Suitability for quality evaluation This aspect represents the overall purpose of an author index, which is to evaluate the quality of the research work performed by a researcher. However, existing author indexes have certain limitations along with their advantages. The limitations of the h-index, g-index, i10-index, and Eigenfactor deem them not suitable for evaluating the quality of research work as they heavily rely on a subset of publications for assessment. For instance, any publication with citations less than the h-index of an author will be discarded. Moreover, the impact factor was initially introduced to help librarians to facilitate in deciding which potential journal volume they should buy for their libraries, and now the scientific community seems to measure the quality of a journal using the impact factor. Such affairs make the existing indexes unsuitable for accessing the quality of research work. However, our proposed Semantic index considers the qualitative aspect of a publication, i.e., citation sentiment to justify its suitability to serve as a tool for assessing the quality of research work.

Circumstances The second aspect that DORA deems important for evaluating the impact of research is the consideration of individual circumstances. For instance, a researcher who joined recently would have less time to get citations as compared to the long publishing old researchers. All h-index, g-index, i10-index, Eigenfactor, and Impact factor do not take into account such individual circumstances of an author and usually take a very long time to gradually increase the score of these indexes. On the other hand, the Semantic index considers all publications irrespective of their number of citations and hence provides a consistent increase in score upon receiving new citations.

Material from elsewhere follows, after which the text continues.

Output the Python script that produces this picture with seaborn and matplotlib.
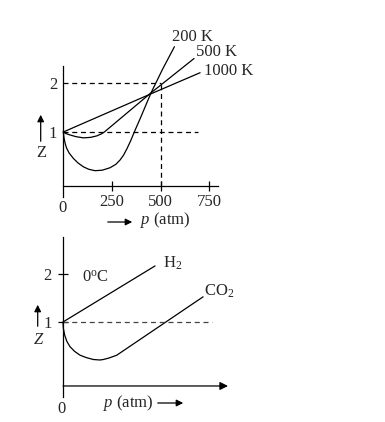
"""
plot.py
Fator de compressibilidade Z vs p (N2 em 3 temperaturas; H2 e CO2 a 0 oC).
"""

import matplotlib
matplotlib.use("Agg")
import matplotlib.pyplot as plt
import seaborn as sns
import pandas as pd

# --- painel de cima: N2 ---
p_200 = [0, 4, 10, 17, 30, 52, 75, 103, 130, 163, 200, 240, 270, 292, 310, 326, 345, 365, 400, 451, 510, 571]
z_200 = [1.0, 0.87, 0.76, 0.67, 0.57, 0.46, 0.37, 0.29, 0.24, 0.21, 0.22, 0.27, 0.34, 0.43, 0.53, 0.65, 0.81, 1.0, 1.32, 1.80, 2.28, 2.74]
p_500 = [0, 12, 34, 65, 103, 140, 172, 195, 211, 451, 672]
z_500 = [1.0, 0.97, 0.94, 0.905, 0.88, 0.89, 0.92, 0.96, 1.0, 1.80, 2.50]
p_1000 = [0, 451, 703]
z_1000 = [1.0, 1.78, 2.21]
top_labels = ["200 K", "500 K", "1000 K"]
top_xticks = [250, 500, 750]

# --- painel de baixo: H2 e CO2 ---
p_h2 = [0, 473]
z_h2 = [1.0, 2.18]
p_co2 = [0, 2, 9, 20, 36, 60, 88, 120, 156, 190, 207, 235, 276, 720]
z_co2 = [1.0, 0.86, 0.72, 0.59, 0.48, 0.38, 0.30, 0.25, 0.21, 0.20, 0.21, 0.24, 0.30, 1.53]

W, H = 385, 422
LW = 0.9
DASH = (0, (4, 3))

sns.set_theme(style="white")
plt.rcParams["font.family"] = ["Liberation Serif", "DejaVu Serif"]
plt.rcParams["mathtext.fontset"] = "custom"
plt.rcParams["mathtext.rm"] = "Liberation Serif"
plt.rcParams["mathtext.it"] = "Liberation Serif:italic"
plt.rcParams["font.size"] = 12


def fx(x):
    return x / W


def fy(y):
    return 1 - y / H


def curves_df(series):
    rows = []
    for name, ps, zs in series:
        for p, z in zip(ps, zs):
            rows.append({"curve": name, "p": p, "Z": z})
    return pd.DataFrame(rows)


def style_axes(ax, xaxis_z):
    for s in ["top", "right"]:
        ax.spines[s].set_visible(False)
    ax.spines["left"].set_position(("data", 0))
    ax.spines["bottom"].set_position(("data", xaxis_z))
    for s in ["left", "bottom"]:
        ax.spines[s].set_color("black")
        ax.spines[s].set_linewidth(LW)
    ax.set_xlabel("")
    ax.set_ylabel("")
    ax.patch.set_alpha(0)
    for line in ax.lines:
        line.set_clip_on(False)


def fig_arrow(x0, y0, x1, y1):
    fig.add_artist(matplotlib.patches.FancyArrowPatch(
        (fx(x0), fy(y0)), (fx(x1), fy(y1)), transform=fig.transFigure,
        arrowstyle="-|>", mutation_scale=10, color="black", lw=LW))


fig = plt.figure(figsize=(W / 100, H / 100), dpi=100)

# ---------------- painel de cima ----------------
ax1 = fig.add_axes([fx(63.3), fy(197), (218 - 63.3) / W, (197 - 66) / H])
df_top = curves_df([("200", p_200, z_200), ("500", p_500, z_500), ("1000", p_1000, z_1000)])
sns.lineplot(data=df_top, x="p", y="Z", units="curve", estimator=None, sort=False,
             color="black", linewidth=LW, ax=ax1)
ax1.plot([0, 693], [1, 1], color="black", lw=LW, ls=DASH)
ax1.plot([0, 500], [2, 2], color="black", lw=LW, ls=DASH)
ax1.plot([500, 500], [-0.10, 2], color="black", lw=LW, ls=DASH)
ax1.set_xlim(0, 795)
ax1.set_ylim(-0.327, 2.347)
style_axes(ax1, -0.10)
ax1.set_xticks(top_xticks)
ax1.set_xticklabels([str(t) for t in top_xticks])
ax1.tick_params(axis="x", direction="inout", length=7, width=LW, color="black",
                pad=2, labelsize=12, bottom=True)
ax1.set_yticks([1, 2])
ax1.set_yticklabels(["1", "2"])
ax1.tick_params(axis="y", length=0, pad=4.5, labelsize=12)

fig.text(fx(62.5), fy(208), "0", ha="center", va="center", fontsize=12)
fig.text(fx(171.7), fy(36.7), top_labels[0], ha="left", va="center", fontsize=12)
fig.text(fx(196), fy(52.3), top_labels[1], ha="left", va="center", fontsize=12)
fig.text(fx(204), fy(71), top_labels[2], ha="left", va="center", fontsize=12)

fig.text(fx(140), fy(220), "$p$ (atm)", ha="left", va="center", fontsize=12)
fig_arrow(105, 222, 135, 222)
fig_arrow(40.7, 144, 40.7, 112)
fig.text(fx(41), fy(153), "Z", ha="center", va="center", fontsize=12)

# ---------------- painel de baixo ----------------
ax2 = fig.add_axes([fx(63), fy(397), (228 - 63) / W, (397 - 237) / H])
df_bot = curves_df([("H2", p_h2, z_h2), ("CO2", p_co2, z_co2)])
sns.lineplot(data=df_bot, x="p", y="Z", units="curve", estimator=None, sort=False,
             color="black", linewidth=LW, ax=ax2)
ax2.plot([0, 766], [1, 1], color="#444444", lw=LW, ls=DASH)
ax2.set_xlim(0, 848)
ax2.set_ylim(-0.579, 2.789)
style_axes(ax2, -0.347)
ax2.spines["bottom"].set_visible(False)
ax2.annotate("", xy=(848, -0.347), xytext=(0, -0.347), annotation_clip=False,
             arrowprops=dict(arrowstyle="-|>", mutation_scale=12, color="black", lw=LW,
                             shrinkA=0, shrinkB=0))
ax2.set_xticks([])
ax2.set_yticks([1, 2])
ax2.set_yticklabels(["1", "2"])
ax2.tick_params(axis="y", direction="inout", length=7, width=LW, color="black",
                pad=4.5, labelsize=12, left=True)

fig.text(fx(62), fy(409), "0", ha="center", va="center", fontsize=12)
fig.text(fx(82), fy(278), r"0$^{\rm o}$C", ha="left", va="center", fontsize=12)
fig.text(fx(163), fy(263), r"H$_2$", ha="left", va="center", fontsize=12)
fig.text(fx(204), fy(291), r"CO$_2$", ha="left", va="center", fontsize=12)

fig.text(fx(103), fy(403), "$p$ (atm)", ha="left", va="center", fontsize=12)
fig_arrow(155, 403, 186, 403)
fig_arrow(37.7, 329, 37.7, 302)
fig.text(fx(38), fy(340), "Z", ha="center", va="center", fontsize=12, style="italic")

fig.savefig("out.png", dpi=100)
plt.close(fig)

Content oriented Another aspect of impact assessment of research work is to consider the content of the publications while performing the assessment. As already mentioned, the h-index, g-index, i10-index, Eigenfactor, and Impact factor only consider raw citation count to estimate the impact of research work and all these indexes do not consider the content of the publications. Citation count is a superficial feature, as it does not covey any information about the quality of a citation, i.e., if a publication is cited positively, negatively, or neutrally. Contrary to this, the Semantic index takes into account the content of the publications to identify the sentiment behind a citation so that it can be given credit accordingly.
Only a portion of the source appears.